About a week later, we were at Bayley's Beach on the west coast. Here, you can drive onto the beach, even with a 2WD vehicle.  We thought it would be epic to park the van on the beach for the night.  It happened to be the equinox (spring or autumn depending on which hemisphere you're in).  The moon was the closest it had been to the earth in 30 years.  Thus, the tides were expected to be extreme.  Keeping this in mind, we hung out in the van, watching the sunset, and carefully watching the rising tide as it inched towards our van.  High tide was scheduled for 10pm, so we figured if the van wasn't swept away by say, 10:30pm, we would probably be okay for the rest of the night.  Come 9pm, a large surge of water lapped at our tires.  We decided to find another place to sleep.  The next morning, we drove back to Bayleys, only to find that the ramp on the beach was closed.  The massive tide had flooded at least 50 feet beyond where we had been parked.

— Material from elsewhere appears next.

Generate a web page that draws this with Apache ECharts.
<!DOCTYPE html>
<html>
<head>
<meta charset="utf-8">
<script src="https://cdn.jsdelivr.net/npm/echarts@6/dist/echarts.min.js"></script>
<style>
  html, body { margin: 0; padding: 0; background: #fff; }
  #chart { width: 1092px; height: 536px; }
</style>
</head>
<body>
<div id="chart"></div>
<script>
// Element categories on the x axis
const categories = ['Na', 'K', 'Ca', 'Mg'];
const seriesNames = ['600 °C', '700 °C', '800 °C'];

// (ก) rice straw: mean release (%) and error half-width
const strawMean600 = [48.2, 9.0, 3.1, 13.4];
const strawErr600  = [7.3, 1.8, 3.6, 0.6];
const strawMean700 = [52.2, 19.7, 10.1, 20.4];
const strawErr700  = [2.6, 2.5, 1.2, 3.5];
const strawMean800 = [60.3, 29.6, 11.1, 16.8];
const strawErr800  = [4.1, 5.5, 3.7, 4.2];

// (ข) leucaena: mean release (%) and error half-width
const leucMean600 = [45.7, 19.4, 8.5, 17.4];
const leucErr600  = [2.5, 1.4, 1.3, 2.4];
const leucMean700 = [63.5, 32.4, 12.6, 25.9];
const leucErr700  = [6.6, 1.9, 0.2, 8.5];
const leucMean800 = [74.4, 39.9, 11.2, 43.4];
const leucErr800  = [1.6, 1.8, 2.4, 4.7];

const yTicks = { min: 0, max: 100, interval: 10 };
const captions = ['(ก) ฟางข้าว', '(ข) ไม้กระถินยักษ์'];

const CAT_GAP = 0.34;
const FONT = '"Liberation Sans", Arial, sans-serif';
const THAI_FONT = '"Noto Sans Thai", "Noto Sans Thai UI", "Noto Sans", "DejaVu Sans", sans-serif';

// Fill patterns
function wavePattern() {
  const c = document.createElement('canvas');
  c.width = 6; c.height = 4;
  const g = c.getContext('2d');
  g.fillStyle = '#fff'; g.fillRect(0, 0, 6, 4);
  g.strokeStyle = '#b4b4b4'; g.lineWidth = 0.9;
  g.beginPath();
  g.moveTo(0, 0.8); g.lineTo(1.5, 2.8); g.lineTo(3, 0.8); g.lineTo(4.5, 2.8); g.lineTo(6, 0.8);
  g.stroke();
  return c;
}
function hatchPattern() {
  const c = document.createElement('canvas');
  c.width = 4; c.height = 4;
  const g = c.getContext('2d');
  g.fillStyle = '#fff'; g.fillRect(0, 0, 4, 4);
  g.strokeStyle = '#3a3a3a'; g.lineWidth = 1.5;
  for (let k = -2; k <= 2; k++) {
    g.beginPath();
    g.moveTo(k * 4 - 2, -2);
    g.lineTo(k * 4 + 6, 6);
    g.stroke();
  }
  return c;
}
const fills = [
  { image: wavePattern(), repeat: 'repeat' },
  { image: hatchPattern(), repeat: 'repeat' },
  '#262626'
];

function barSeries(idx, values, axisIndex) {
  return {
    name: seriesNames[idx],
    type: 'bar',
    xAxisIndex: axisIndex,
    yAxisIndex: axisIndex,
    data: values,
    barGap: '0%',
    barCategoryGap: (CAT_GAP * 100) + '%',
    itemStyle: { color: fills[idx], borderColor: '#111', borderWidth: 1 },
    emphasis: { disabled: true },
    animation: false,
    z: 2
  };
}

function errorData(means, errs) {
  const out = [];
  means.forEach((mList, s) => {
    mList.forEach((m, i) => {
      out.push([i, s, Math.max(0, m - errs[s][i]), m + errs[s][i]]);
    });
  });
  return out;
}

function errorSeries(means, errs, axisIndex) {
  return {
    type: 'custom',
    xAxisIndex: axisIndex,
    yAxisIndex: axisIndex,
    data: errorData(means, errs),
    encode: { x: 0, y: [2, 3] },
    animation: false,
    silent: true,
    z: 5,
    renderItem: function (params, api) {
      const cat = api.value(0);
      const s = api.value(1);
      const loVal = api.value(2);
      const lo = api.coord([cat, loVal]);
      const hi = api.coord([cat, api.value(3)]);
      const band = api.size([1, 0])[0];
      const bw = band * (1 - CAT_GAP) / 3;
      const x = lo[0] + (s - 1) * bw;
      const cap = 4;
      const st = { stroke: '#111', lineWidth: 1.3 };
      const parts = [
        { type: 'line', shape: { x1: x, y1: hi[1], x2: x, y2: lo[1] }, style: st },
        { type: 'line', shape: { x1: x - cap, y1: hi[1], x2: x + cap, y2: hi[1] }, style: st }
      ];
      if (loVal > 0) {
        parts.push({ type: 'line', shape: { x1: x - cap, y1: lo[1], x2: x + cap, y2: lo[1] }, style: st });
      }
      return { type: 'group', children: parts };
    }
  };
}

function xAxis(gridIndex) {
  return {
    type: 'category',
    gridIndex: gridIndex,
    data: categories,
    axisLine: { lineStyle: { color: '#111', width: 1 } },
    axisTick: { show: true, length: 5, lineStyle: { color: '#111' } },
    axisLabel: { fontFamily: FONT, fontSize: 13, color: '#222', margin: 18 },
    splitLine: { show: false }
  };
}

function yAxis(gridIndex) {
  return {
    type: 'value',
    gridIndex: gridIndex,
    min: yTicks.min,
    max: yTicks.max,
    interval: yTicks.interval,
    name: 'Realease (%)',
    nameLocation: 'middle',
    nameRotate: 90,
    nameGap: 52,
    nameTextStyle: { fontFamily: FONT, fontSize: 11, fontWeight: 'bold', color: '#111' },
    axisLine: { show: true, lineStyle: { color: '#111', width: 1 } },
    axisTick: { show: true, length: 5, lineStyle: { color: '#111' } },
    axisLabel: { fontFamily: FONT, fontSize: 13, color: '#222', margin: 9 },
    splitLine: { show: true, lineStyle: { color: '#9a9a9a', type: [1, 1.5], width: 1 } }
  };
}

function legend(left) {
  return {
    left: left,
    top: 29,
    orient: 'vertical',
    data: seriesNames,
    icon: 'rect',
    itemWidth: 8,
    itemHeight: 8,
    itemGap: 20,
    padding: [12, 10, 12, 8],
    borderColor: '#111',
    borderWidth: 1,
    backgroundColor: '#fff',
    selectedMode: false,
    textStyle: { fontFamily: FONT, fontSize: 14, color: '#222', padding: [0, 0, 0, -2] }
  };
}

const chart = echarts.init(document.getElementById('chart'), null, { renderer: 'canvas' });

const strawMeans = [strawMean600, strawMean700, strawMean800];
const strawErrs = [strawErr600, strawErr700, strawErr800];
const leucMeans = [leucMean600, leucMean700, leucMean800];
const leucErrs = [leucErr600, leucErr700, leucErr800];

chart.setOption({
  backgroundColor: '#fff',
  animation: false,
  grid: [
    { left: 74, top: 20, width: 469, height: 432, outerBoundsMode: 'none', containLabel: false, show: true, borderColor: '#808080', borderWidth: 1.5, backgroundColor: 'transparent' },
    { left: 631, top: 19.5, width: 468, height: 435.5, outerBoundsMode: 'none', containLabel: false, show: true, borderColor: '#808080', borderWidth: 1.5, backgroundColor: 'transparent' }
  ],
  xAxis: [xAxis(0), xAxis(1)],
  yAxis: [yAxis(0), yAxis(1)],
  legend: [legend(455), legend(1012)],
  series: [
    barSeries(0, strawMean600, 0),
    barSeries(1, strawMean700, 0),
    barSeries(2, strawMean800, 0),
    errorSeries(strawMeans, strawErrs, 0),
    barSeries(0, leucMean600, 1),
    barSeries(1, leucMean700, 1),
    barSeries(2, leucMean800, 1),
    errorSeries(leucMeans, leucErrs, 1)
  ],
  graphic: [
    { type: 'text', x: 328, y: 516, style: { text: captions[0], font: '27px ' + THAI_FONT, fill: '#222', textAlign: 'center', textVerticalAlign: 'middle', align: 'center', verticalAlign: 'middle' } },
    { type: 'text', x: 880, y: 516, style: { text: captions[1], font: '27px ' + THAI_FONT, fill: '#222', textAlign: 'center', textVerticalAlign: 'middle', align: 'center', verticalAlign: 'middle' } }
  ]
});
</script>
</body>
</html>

Maybe we shouldn't park on the beach tonight...

Monday, April 4, 2011

White Sand Beaches and Rooster Rest Areas


White sand tropical-ness

It was about about 1.5 months ago that we started our adventures in Northland, the region north of Auckland.   It is much more tropical than we had ever imagined.  In many parts, there are no more than 20 miles between the east and the west coast. The fine, sugary, white sand beaches on the north and east coasts are my favorite.  The west side has black sand beaches created by volcanic rock that was carried up the coastline from Mt. Taranaki.

Rooster rest stop
A weird
thing we noticed in Northland was the abundance of wild roosters at the roadside picnic and rest areas.  We suspect people simply dispose of their male chicks, since they only need one rooster. One night, we were really tired, and we couldn't find one of our epic camping spots.  We decided to park along the road at a rest area.  It was still very dark when a dozen roosters introduced themselves.  At one point, I think they had our van surrounded.  There was no sleeping-in that morning.